7. Explain the formation of the bond in NaCl in terms of the octet rule.
Answers
Sodium (Na) has 1 electron in the 3s orbital and chlorine (Cl) has 7 electrons in the 3p orbital. Sodium gives away the one electron to Cl, leaving it with 8 electrons (octet) in the 2p orbital (like Neon). The chlorine takes that one electron giving it 8 electrons (octet) in the 3p orbital. The sodium then has a +1 charge, and the chloride ion now has a -1 charge. This is an ionic bond.
Formation of NaCl:
1. Sodium has atomic number 11, shows the electronic configuration 2,8,1 to become complete by it's octet state, Sodium looses it's 1 electron and forms the sodium ion Na+ (2,8).
Sodium (Na) (2,8,1) -------------> Sodium ion (Na+) (2,8)
2. Chlorine has atomic number 17, shows electronic configuration 2,8,7. To become complete by it's octet state, it accepts 1 electron shared by Sodium and forms the Chlorine ion Cl- (2,8,8)

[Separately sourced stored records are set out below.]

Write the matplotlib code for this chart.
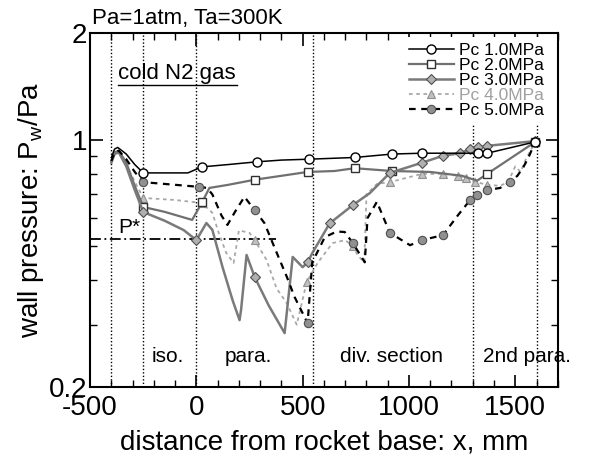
import matplotlib
matplotlib.use("Agg")
import matplotlib.pyplot as plt
from matplotlib.ticker import FixedLocator, FixedFormatter, MultipleLocator, NullFormatter

plt.rcParams['font.family'] = ['Liberation Sans', 'DejaVu Sans']
plt.rcParams['axes.unicode_minus'] = False

# Pc 1.0MPa
x1 = [-400, -385, -370, -330, -290, -250, -150, -40, 25, 150, 283, 400, 528, 745, 920, 1061, 1200, 1325, 1368, 1594]
y1 = [0.89, 0.94, 0.95, 0.91, 0.85, 0.805, 0.805, 0.805, 0.837, 0.85, 0.865, 0.875, 0.88, 0.89, 0.91, 0.915, 0.915, 0.915, 0.915, 0.985]
m1 = [-250, 25, 283, 528, 745, 920, 1061, 1325, 1368, 1594]

# Pc 2.0MPa
x2 = [-400, -385, -365, -330, -290, -250, -150, -20, 28, 61, 150, 274, 400, 523, 650, 745, 920, 1100, 1250, 1320, 1368, 1594]
y2 = [0.87, 0.92, 0.93, 0.86, 0.74, 0.645, 0.625, 0.593, 0.667, 0.73, 0.745, 0.77, 0.79, 0.81, 0.815, 0.83, 0.815, 0.81, 0.79, 0.765, 0.80, 0.985]
m2 = [-250, 28, 274, 523, 745, 920, 1368, 1594]

# Pc 3.0MPa
x3 = [-400, -385, -365, -330, -290, -250, -150, -60, 0, 47, 75, 123, 170, 203, 210, 236, 274, 340, 415, 453, 500, 523, 547, 627, 736, 816, 910, 1061, 1160, 1240, 1288, 1325, 1368, 1594]
y3 = [0.86, 0.91, 0.92, 0.84, 0.72, 0.624, 0.59, 0.555, 0.52, 0.581, 0.556, 0.436, 0.352, 0.309, 0.33, 0.472, 0.409, 0.34, 0.284, 0.466, 0.436, 0.45, 0.48, 0.58, 0.653, 0.706, 0.805, 0.86, 0.90, 0.915, 0.94, 0.95, 0.96, 0.99]
m3 = [-250, 0, 274, 523, 627, 736, 910, 1061, 1160, 1240, 1288, 1325, 1368, 1594]

# Pc 4.0MPa
x4 = [-400, -385, -365, -330, -290, -250, -100, 25, 75, 105, 140, 175, 200, 250, 274, 330, 377, 425, 472, 519, 570, 640, 700, 736, 760, 790, 800, 850, 910, 1061, 1160, 1230, 1270, 1310, 1368, 1430, 1467, 1500, 1525, 1550, 1594]
y4 = [0.87, 0.92, 0.93, 0.85, 0.76, 0.684, 0.675, 0.662, 0.621, 0.545, 0.479, 0.448, 0.554, 0.545, 0.52, 0.457, 0.38, 0.345, 0.30, 0.396, 0.448, 0.51, 0.52, 0.50, 0.47, 0.45, 0.70, 0.75, 0.758, 0.80, 0.80, 0.79, 0.78, 0.76, 0.745, 0.74, 0.76, 0.84, 0.81, 0.88, 0.985]
m4 = [-250, 25, 274, 519, 736, 910, 1061, 1160, 1230, 1270, 1310, 1368, 1594]

# Pc 5.0MPa
x5 = [-400, -385, -365, -330, -290, -250, -100, 14, 50, 75, 118, 146, 185, 226, 274, 320, 377, 425, 462, 523, 545, 604, 660, 698, 736, 792, 805, 849, 910, 1005, 1061, 1160, 1231, 1288, 1321, 1368, 1429, 1476, 1510, 1538, 1561, 1594]
y5 = [0.87, 0.92, 0.93, 0.88, 0.81, 0.758, 0.745, 0.735, 0.73, 0.70, 0.61, 0.574, 0.63, 0.689, 0.632, 0.581, 0.48, 0.41, 0.359, 0.303, 0.45, 0.53, 0.55, 0.548, 0.51, 0.45, 0.60, 0.667, 0.545, 0.503, 0.52, 0.537, 0.612, 0.675, 0.697, 0.72, 0.73, 0.76, 0.79, 0.836, 0.887, 0.985]
m5 = [-250, 14, 274, 523, 736, 910, 1061, 1160, 1288, 1321, 1368, 1476, 1594]

vlines = [-400, -250, 0, 550, 1300, 1600]
p_star = 0.524
regions = ["iso.", "para.", "div. section", "2nd para."]
region_x = [-212, 132, 674, 1349]

fig = plt.figure(figsize=(5.89, 4.58), dpi=100)
ax = fig.add_axes([0.153, 0.155, 0.794, 0.773])

for v in vlines:
    ax.axvline(v, color='black', ls=(0, (1, 1.5)), lw=1, zorder=1)
ax.plot([-500, 375], [p_star, p_star], color='black', ls=(0, (6, 2, 1, 2)), lw=1.3, zorder=1)

def idx(xs, ms):
    return [xs.index(v) for v in ms]

ax.plot(x1, y1, color='black', lw=1.1, marker='o', ms=6.5, mfc='white', mec='black', mew=1,
        markevery=idx(x1, m1), label='Pc 1.0MPa', zorder=4)
ax.plot(x2, y2, color='#707070', lw=1.6, marker='s', ms=6, mfc='white', mec='#303030', mew=1,
        markevery=idx(x2, m2), label='Pc 2.0MPa', zorder=3)
ax.plot(x3, y3, color='#7a7a7a', lw=1.8, marker='D', ms=5.5, mfc='#b0b0b0', mec='#505050', mew=0.8,
        markevery=idx(x3, m3), label='Pc 3.0MPa', zorder=3)
ax.plot(x4, y4, color='#a8a8a8', lw=1.3, ls=(0, (2, 2)), marker='^', ms=6, mfc='#c0c0c0', mec='#909090',
        mew=0.8, markevery=idx(x4, m4), label='Pc 4.0MPa', zorder=2)
ax.plot(x5, y5, color='black', lw=1.6, ls=(0, (3, 2.5)), marker='o', ms=6, mfc='#909090', mec='#505050',
        mew=0.8, markevery=idx(x5, m5), label='Pc 5.0MPa', zorder=3)

ax.set_yscale('log')
ax.set_xlim(-500, 1700)
ax.set_ylim(0.2, 2)
ax.xaxis.set_major_locator(MultipleLocator(500))
ax.xaxis.set_minor_locator(MultipleLocator(100))
ax.yaxis.set_major_locator(FixedLocator([0.2, 1, 2]))
ax.yaxis.set_major_formatter(FixedFormatter(['0.2', '1', '2']))
ax.yaxis.set_minor_locator(FixedLocator([0.3, 0.4, 0.5, 0.6, 0.7, 0.8, 0.9]))
ax.yaxis.set_minor_formatter(NullFormatter())
ax.tick_params(which='both', direction='in', top=True, right=True, labelsize=20)
ax.tick_params(axis='x', pad=6)
ax.tick_params(axis='y', pad=2)
ax.tick_params(which='major', length=9, width=1.2)
ax.tick_params(which='minor', length=5, width=1)
for s in ax.spines.values():
    s.set_linewidth(1.5)

ax.set_xlabel('distance from rocket base: x, mm', fontsize=20, labelpad=6)
ax.set_ylabel('wall pressure: P$_\\mathregular{w}$/Pa', fontsize=20, labelpad=2)

ax.text(0.005, 1.012, 'Pa=1atm, Ta=300K', transform=ax.transAxes, fontsize=16, ha='left', va='bottom')
ax.text(-370, 1.48, 'cold N2 gas', fontsize=16, ha='left', va='baseline')
ax.plot([-370, 192], [1.43, 1.43], color='black', lw=1)
ax.text(-367, 0.545, 'P*', fontsize=15, ha='left', va='baseline')
for lab, xp in zip(regions, region_x):
    ax.text(xp, 0.235, lab, fontsize=15, ha='left', va='baseline')

leg = ax.legend(loc='upper right', bbox_to_anchor=(1.0, 1.012), fontsize=12.5, frameon=True,
                framealpha=1, edgecolor='none', facecolor='white', fancybox=False,
                handlelength=2.6, handletextpad=0.3, labelspacing=0.0, borderpad=0.3)
leg.set_zorder(10)
for t in leg.get_texts():
    if t.get_text() == 'Pc 4.0MPa':
        t.set_color('#a0a0a0')

fig.savefig('out.png', dpi=100)
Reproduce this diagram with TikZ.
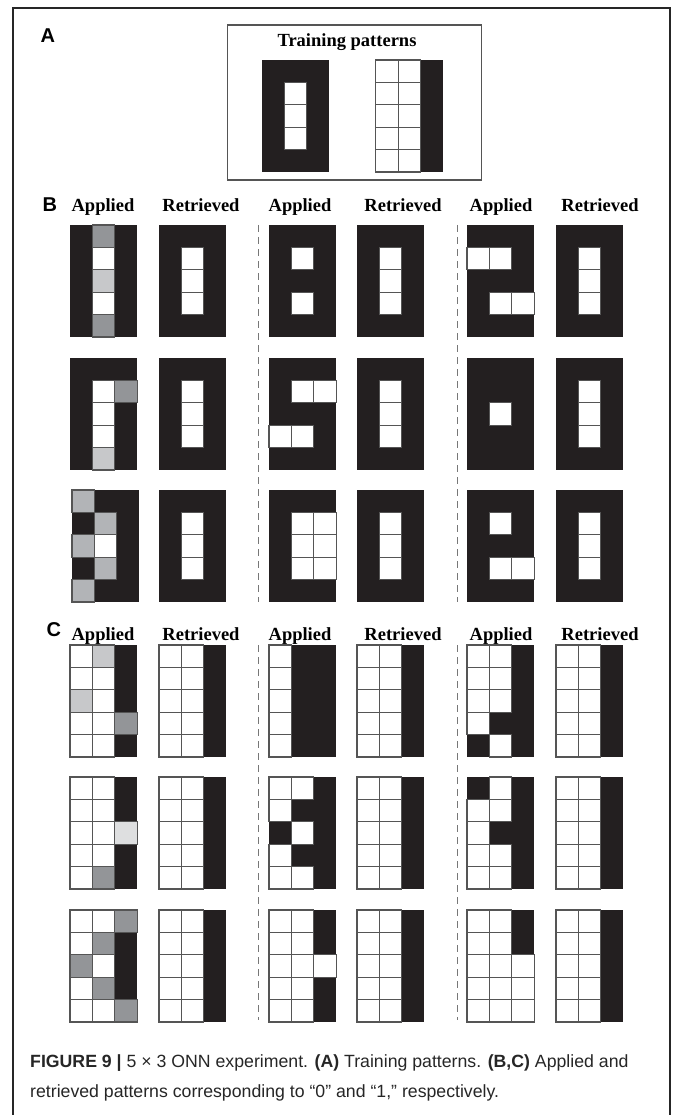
\documentclass[tikz,border=0pt]{standalone}
\usepackage{fontspec}
\setmainfont{Liberation Serif}
\setsansfont{Liberation Sans}
\usetikzlibrary{positioning}
\definecolor{cell0}{HTML}{FFFFFF}
\definecolor{cell1}{HTML}{231F20}
\definecolor{cell2}{HTML}{939598}
\definecolor{cell3}{HTML}{C7C8CA}
\definecolor{cell4}{HTML}{DEDFE0}
\definecolor{cell5}{HTML}{B2B4B7}
\definecolor{gridgray}{HTML}{555555}
\newcommand{\cellw}{22.4}
\newcommand{\pzero}{1,1,1,1,0,1,1,0,1,1,0,1,1,1,1}
\newcommand{\pone}{0,0,1,0,0,1,0,0,1,0,0,1,0,0,1}
% 5x3 pattern: #1 left, #2 top, #3 codes row by row
\newcommand{\pat}[3]{\edef\patlist{#3}
  \foreach \c [count=\i from 0] in \patlist {
    \pgfmathtruncatemacro{\cc}{mod(\i,3)}\pgfmathtruncatemacro{\rr}{div(\i,3)}
    \fill[cell\c] (#1+\cc*\cellw,#2+\rr*\cellw) rectangle ++(\cellw,\cellw);}
  \foreach \c [count=\i from 0] in \patlist {
    \pgfmathtruncatemacro{\cc}{mod(\i,3)}\pgfmathtruncatemacro{\rr}{div(\i,3)}
    \ifnum\c=1 \else \draw[gridgray, line width=1.1pt] (#1+\cc*\cellw,#2+\rr*\cellw) rectangle ++(\cellw,\cellw);\fi}}

\begin{document}
\begin{tikzpicture}[x=1pt, y=-1pt,
  hdr/.style={font=\bfseries\fontsize{18.5}{20}\selectfont, anchor=base},
  panel/.style={font=\sffamily\bfseries\fontsize{20}{22}\selectfont, anchor=base west},
  sep/.style={gridgray!80, line width=1.1pt, dash pattern=on 7pt off 5pt},
  capt/.style={font=\sffamily\fontsize{17.7}{20}\selectfont, text=black!85, anchor=base west, inner sep=0pt}]
  \useasboundingbox (0,0) rectangle (672,1115);
  \draw[line width=1.3pt, black!85] (13,1117) |- (670,8) -- (670,1117);
  % ------------------------------------------------------------------ (A) training
  \node[panel] (labA) at (37,43) {A};
  \draw[line width=1.1pt, gridgray] (227.7,25) rectangle (481.7,180);
  \node[hdr] (train) at (347,46.5) {Training patterns};
  \pat{261.7}{60}{\pzero}
  \pat{375.7}{60}{\pone}
  % ------------------------------------------------------------------ (B) zero
  \node[panel] (labB) at (39,212) {B};
  \foreach \k/\hx/\txt in {1/103/Applied,2/201/Retrieved,3/300/Applied,4/403/Retrieved,5/501/Applied,6/600/Retrieved}
    {\node[hdr] (hB\k) at (\hx,212) {\txt};}
  \foreach \sx in {258.5,457.8} {\draw[sep] (\sx,225) -- (\sx,602);}
  \foreach \ry in {225,358,490} {\pat{159}{\ry}{\pzero} \pat{357}{\ry}{\pzero} \pat{556}{\ry}{\pzero}}
  \pat{70}{225}{1,2,1,1,0,1,1,3,1,1,0,1,1,2,1}
  \pat{269}{225}{1,1,1,1,0,1,1,1,1,1,0,1,1,1,1}
  \pat{467}{225}{1,1,1,0,0,1,1,1,1,1,0,0,1,1,1}
  \pat{70}{358}{1,1,1,1,0,2,1,0,1,1,0,1,1,3,1}
  \pat{269}{358}{1,1,1,1,0,0,1,1,1,0,0,1,1,1,1}
  \pat{467}{358}{1,1,1,1,1,1,1,0,1,1,1,1,1,1,1}
  \pat{72}{490}{5,1,1,1,5,1,5,0,1,1,5,1,5,1,1}
  \pat{269}{490}{1,1,1,1,0,0,1,0,0,1,0,0,1,1,1}
  \pat{467}{490}{1,1,1,1,0,1,1,1,1,1,0,0,1,1,1}
  % ------------------------------------------------------------------ (C) one
  \node[panel] (labC) at (43,636) {C};
  \foreach \k/\hx/\txt in {1/103/Applied,2/201/Retrieved,3/300/Applied,4/403/Retrieved,5/501/Applied,6/600/Retrieved}
    {\node[hdr] (hC\k) at (\hx,640) {\txt};}
  \foreach \sx in {258.5,457.8} {\draw[sep] (\sx,645) -- (\sx,1020);}
  \foreach \ry in {645,777,910} {\pat{159}{\ry}{\pone} \pat{357}{\ry}{\pone} \pat{556}{\ry}{\pone}}
  \pat{70}{645}{0,3,1,0,0,1,3,0,1,0,0,2,0,0,1}
  \pat{269}{645}{0,1,1,0,1,1,0,1,1,0,1,1,0,1,1}
  \pat{467}{645}{0,0,1,0,0,1,0,0,1,0,1,1,1,0,1}
  \pat{70}{777}{0,0,1,0,0,1,0,0,4,0,0,1,0,2,1}
  \pat{269}{777}{0,0,1,0,1,1,1,0,1,0,1,1,0,0,1}
  \pat{467}{777}{1,0,1,0,0,1,0,1,1,0,0,1,0,0,1}
  \pat{70}{910}{0,0,2,0,2,1,2,0,1,0,2,1,0,0,2}
  \pat{269}{910}{0,0,1,0,0,1,0,0,0,0,0,1,0,0,1}
  \pat{467}{910}{0,0,1,0,0,1,0,0,0,0,0,0,0,0,0}
  % ------------------------------------------------------------------ caption
  \node[capt] (cap1) at (30,1067) {\textbf{FIGURE 9 |} 5 × 3 ONN experiment. \textbf{(A)} Training patterns. \textbf{(B,C)} Applied and};
  \node[capt] (cap2) at (30,1097) {retrieved patterns corresponding to “0” and “1,” respectively.};
\end{tikzpicture}
\end{document}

Chlorine (Cl) (2,8,7) --------------> Chloride ion (Cl-) (2,8,8)
3. Due to the opposite charges, there is a attraction between this two ions and one new chemical bond is formed.
Na₊ + Cl₋ -------------> NaCl
About Sodium Chloride:
Sodium Chloride is a common salt which is generally referred as "common salt" also. Sodium Chloride is colorless and crystalline ionic compound. By the further reactions on Sodium Chloride, Various salts like Na2Co3 and NaHCO3 are produced.
i) NaCl is generally salty in taste.
ii) It is Colourless , Neutral salt.
iii) There is no water of crystallization in it's crystalline structure.
iv) When the NaCl is heated at 800 degree Celsius, then it melts. This state of salt is called as "Fused state of salt".